- Required task
Will you repeat only the lines from the one with "Clone this chart" through the one with "-4.72, -4.8, -4.88];", both included, leaving every picture out?

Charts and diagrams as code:

※ ※ ※

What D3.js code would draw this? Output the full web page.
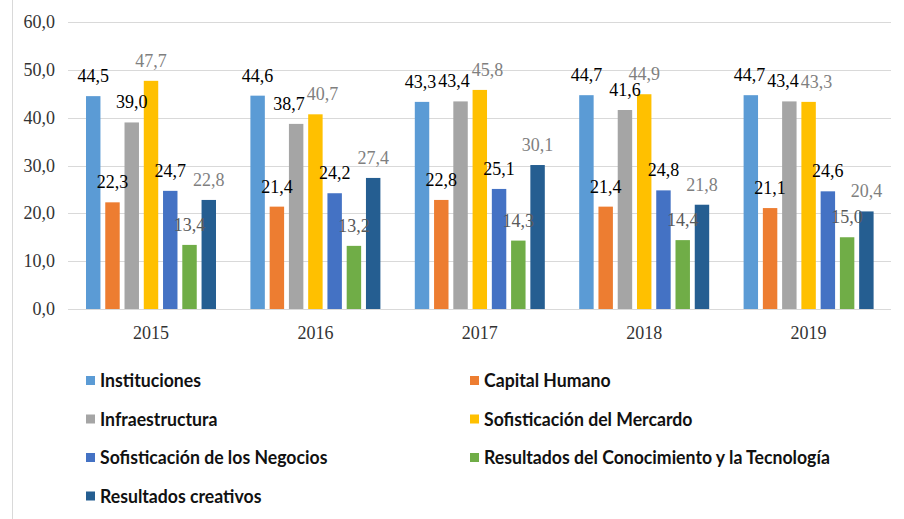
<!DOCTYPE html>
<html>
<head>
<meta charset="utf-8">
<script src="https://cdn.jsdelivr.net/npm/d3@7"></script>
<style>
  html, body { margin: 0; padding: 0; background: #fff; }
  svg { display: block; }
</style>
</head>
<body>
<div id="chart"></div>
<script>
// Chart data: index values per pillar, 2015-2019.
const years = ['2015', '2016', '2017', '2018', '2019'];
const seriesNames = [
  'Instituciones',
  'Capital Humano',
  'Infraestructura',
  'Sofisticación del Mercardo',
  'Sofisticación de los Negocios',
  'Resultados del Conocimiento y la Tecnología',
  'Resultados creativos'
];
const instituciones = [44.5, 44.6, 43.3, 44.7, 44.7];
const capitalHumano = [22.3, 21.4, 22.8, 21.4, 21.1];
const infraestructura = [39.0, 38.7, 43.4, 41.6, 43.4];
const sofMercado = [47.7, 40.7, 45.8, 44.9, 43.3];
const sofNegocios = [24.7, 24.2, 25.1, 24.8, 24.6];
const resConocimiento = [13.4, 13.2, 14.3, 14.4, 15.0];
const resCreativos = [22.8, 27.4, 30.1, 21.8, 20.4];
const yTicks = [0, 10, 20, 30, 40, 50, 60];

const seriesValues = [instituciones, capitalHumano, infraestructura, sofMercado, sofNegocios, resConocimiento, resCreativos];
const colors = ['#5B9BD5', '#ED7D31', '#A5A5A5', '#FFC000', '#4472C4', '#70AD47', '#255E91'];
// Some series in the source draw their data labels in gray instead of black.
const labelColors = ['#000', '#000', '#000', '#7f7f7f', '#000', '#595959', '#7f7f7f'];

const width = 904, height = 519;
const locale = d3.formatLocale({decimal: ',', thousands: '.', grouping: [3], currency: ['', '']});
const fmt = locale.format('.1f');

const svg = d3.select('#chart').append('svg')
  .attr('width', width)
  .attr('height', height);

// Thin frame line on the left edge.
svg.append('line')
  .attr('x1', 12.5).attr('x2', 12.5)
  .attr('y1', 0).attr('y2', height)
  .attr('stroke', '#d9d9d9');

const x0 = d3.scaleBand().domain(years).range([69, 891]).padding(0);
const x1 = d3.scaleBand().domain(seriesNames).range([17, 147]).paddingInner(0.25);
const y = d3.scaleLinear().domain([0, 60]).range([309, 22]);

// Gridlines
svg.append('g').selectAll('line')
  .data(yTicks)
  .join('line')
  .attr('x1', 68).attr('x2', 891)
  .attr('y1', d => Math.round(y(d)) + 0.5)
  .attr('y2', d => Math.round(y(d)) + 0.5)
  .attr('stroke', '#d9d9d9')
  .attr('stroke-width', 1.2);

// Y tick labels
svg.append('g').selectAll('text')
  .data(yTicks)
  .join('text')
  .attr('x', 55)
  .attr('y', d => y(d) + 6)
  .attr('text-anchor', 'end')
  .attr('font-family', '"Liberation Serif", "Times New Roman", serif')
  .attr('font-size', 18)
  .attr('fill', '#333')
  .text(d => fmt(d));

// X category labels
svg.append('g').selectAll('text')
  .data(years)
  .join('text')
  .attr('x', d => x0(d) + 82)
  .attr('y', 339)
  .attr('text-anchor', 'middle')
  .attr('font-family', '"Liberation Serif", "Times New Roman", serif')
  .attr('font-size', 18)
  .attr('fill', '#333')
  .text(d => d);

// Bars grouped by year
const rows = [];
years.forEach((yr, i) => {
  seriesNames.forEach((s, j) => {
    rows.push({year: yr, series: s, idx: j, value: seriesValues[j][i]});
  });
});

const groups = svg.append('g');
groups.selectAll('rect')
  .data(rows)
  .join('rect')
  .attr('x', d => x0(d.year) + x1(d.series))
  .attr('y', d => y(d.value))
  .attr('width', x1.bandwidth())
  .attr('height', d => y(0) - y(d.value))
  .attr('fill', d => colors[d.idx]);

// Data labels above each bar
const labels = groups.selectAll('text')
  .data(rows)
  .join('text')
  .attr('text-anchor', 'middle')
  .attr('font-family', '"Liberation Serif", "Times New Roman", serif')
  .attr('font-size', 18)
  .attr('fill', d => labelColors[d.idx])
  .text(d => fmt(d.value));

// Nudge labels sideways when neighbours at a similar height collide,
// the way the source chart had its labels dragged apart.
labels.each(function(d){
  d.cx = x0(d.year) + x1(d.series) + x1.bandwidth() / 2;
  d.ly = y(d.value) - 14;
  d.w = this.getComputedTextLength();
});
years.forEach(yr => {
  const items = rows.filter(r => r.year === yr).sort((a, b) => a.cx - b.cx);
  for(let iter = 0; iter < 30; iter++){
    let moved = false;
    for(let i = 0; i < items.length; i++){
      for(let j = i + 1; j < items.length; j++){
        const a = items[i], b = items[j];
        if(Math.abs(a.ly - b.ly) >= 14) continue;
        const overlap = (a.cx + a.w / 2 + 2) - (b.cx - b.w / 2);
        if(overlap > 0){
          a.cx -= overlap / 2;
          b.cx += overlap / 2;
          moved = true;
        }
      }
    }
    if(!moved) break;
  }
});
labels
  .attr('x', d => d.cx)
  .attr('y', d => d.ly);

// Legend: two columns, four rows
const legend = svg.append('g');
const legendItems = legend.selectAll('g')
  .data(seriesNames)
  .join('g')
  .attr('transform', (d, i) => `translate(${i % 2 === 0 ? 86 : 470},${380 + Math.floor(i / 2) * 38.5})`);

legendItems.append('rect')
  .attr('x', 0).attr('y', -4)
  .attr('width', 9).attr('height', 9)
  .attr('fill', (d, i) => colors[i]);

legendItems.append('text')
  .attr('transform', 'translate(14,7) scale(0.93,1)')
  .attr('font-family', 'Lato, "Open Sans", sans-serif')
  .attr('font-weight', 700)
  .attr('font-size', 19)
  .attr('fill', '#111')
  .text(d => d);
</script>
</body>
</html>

※ ※ ※

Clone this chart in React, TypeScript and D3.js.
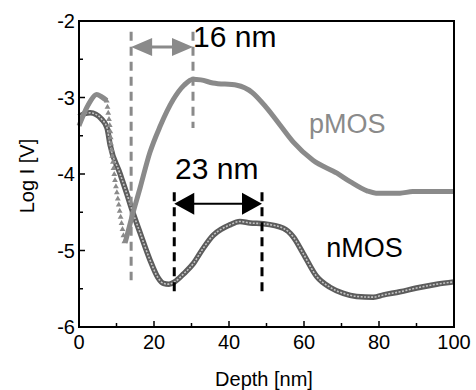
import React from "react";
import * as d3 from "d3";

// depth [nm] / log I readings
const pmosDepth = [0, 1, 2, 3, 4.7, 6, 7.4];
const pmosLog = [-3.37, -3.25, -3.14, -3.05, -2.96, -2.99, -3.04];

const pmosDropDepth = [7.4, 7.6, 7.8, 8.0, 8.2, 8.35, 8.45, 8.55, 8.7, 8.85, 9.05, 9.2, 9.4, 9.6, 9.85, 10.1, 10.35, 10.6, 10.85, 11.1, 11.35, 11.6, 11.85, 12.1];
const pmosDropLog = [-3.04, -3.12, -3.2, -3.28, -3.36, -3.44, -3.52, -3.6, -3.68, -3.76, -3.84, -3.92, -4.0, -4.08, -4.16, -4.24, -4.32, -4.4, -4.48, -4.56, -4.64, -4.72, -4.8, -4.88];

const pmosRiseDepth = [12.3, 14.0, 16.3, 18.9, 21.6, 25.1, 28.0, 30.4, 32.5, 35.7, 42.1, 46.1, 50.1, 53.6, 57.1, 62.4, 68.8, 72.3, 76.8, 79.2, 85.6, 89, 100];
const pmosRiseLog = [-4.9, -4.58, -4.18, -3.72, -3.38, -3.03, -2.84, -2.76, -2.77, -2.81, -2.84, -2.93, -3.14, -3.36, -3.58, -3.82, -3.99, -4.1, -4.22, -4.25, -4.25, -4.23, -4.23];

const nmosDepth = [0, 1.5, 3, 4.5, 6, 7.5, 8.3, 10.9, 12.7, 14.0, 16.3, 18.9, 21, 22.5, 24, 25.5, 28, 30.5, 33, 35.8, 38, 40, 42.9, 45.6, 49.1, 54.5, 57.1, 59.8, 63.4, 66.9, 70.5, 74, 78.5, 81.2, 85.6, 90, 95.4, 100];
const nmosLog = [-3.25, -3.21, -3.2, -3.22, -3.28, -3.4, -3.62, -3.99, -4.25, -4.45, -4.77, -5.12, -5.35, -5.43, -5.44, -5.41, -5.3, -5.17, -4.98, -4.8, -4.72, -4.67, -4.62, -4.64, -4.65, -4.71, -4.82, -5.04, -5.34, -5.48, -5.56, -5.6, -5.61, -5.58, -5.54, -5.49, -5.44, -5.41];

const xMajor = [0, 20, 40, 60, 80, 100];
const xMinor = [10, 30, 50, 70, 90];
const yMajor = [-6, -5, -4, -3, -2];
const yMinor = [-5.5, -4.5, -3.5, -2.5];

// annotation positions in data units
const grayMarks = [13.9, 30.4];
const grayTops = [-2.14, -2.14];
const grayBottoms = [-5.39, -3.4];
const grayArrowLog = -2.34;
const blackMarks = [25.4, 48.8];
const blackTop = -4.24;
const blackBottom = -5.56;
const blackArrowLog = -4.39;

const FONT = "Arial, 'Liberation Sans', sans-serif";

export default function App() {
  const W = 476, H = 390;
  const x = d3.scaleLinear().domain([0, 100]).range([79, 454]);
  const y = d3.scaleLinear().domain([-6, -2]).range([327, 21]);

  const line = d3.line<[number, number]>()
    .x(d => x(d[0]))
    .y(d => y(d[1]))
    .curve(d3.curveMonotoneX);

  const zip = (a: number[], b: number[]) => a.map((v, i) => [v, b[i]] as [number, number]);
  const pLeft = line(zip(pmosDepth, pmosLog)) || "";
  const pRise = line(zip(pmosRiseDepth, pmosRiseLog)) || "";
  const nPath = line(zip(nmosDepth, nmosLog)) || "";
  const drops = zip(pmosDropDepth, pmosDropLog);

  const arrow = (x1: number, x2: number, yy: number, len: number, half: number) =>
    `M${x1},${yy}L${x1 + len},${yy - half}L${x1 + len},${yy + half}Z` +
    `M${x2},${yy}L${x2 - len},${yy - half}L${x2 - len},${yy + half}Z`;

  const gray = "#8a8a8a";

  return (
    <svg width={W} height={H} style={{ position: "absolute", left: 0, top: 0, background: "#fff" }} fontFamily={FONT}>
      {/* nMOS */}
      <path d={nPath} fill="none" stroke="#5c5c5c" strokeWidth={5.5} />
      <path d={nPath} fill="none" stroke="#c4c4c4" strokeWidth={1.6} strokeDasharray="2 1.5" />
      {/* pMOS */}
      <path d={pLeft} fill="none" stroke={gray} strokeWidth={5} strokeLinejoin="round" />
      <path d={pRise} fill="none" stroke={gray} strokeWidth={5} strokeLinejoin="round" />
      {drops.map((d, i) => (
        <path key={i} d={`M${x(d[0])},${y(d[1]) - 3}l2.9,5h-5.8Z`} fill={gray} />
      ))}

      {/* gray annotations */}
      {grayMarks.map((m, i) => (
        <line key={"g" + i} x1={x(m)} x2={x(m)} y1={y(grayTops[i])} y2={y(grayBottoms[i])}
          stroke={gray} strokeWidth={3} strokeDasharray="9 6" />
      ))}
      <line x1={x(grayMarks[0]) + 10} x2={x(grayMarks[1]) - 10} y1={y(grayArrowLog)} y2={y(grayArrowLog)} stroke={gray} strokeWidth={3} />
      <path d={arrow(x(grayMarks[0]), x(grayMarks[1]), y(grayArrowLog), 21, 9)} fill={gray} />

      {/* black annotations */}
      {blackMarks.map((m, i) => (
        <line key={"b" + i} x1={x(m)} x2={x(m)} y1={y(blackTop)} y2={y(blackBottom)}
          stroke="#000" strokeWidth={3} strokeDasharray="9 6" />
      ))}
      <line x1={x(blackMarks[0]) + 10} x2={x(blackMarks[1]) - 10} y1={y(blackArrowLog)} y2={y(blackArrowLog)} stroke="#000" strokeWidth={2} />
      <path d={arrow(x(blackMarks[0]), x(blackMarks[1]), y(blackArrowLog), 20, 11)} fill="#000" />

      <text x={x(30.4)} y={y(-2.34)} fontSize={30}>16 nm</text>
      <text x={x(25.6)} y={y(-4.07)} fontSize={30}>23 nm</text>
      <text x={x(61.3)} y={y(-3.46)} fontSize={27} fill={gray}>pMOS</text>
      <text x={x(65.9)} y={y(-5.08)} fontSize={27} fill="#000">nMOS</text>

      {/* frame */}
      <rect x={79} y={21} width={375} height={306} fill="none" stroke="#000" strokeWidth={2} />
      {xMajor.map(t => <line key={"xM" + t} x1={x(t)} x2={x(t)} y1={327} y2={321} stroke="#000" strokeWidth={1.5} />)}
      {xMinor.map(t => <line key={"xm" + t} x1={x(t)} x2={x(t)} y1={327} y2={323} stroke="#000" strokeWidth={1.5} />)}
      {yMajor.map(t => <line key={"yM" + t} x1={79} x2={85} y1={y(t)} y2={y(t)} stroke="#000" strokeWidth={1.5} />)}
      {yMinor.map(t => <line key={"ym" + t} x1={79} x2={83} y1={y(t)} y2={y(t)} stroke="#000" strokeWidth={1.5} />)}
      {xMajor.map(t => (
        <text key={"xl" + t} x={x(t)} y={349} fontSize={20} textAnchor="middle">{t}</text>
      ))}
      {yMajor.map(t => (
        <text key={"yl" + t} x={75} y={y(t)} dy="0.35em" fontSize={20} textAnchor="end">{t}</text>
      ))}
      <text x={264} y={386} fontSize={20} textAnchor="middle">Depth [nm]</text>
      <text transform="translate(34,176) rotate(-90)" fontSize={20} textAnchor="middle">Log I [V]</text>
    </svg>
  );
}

※ ※ ※

- Complete answer
Clone this chart in React, TypeScript and D3.js.
import React from "react";
import * as d3 from "d3";

// depth [nm] / log I readings
const pmosDepth = [0, 1, 2, 3, 4.7, 6, 7.4];
const pmosLog = [-3.37, -3.25, -3.14, -3.05, -2.96, -2.99, -3.04];

const pmosDropDepth = [7.4, 7.6, 7.8, 8.0, 8.2, 8.35, 8.45, 8.55, 8.7, 8.85, 9.05, 9.2, 9.4, 9.6, 9.85, 10.1, 10.35, 10.6, 10.85, 11.1, 11.35, 11.6, 11.85, 12.1];
const pmosDropLog = [-3.04, -3.12, -3.2, -3.28, -3.36, -3.44, -3.52, -3.6, -3.68, -3.76, -3.84, -3.92, -4.0, -4.08, -4.16, -4.24, -4.32, -4.4, -4.48, -4.56, -4.64, -4.72, -4.8, -4.88];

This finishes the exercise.